Incidentally, lesioning a 6502 to see the effect it has on, say, Donkey Kong, is a mismatch between abstraction layers. Doing so seems more equivalent to lesioning my brain to see what effect it has on my ability to play Donkey Kong, rather than my overall mental capabilities. I suspect half the lesions might completely destroy my ability to play any video games, and many others would have no effect at all, similar to the results Jonas got.
Lesioning the 6502 to see what deficits arise in its general computing functionality would be a much more relevant study. This recognizes that the 6502 is a general computing machine, and should be tested as one, just as testing for brain lesions recognizes that a brain is ultimately a movement decision machine, not a general purpose computing one. (The brain is still a computational system, just not a general purpose one designed to load arbitrary software.)
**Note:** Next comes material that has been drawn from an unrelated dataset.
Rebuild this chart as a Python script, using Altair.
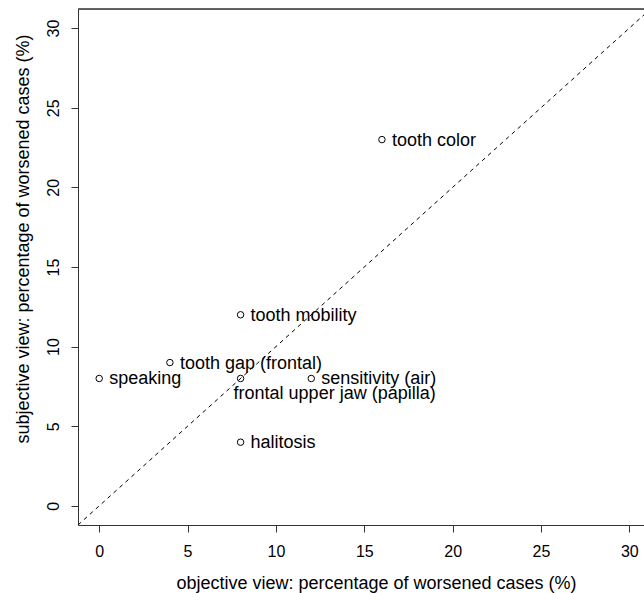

All of which is to say, while I think Jonas’ point about neuroscience being very far from a full understanding of the brain is definitely true, that doesn’t mean the more limited levels of understanding it is currently garnering are useless. There’s a danger in being too rigid or binary in our use of the word “understanding”. Pointing out how limited that understanding is may have some cautionary value, but it ultimately does little to move the science forward.
What do you think? Am I just rationalizing the difference between brains and computer chips (as some proponents of this experiment argue)? Is there evidence for a vast software layer in the brain? Or is there some other aspect of this that I’m missing?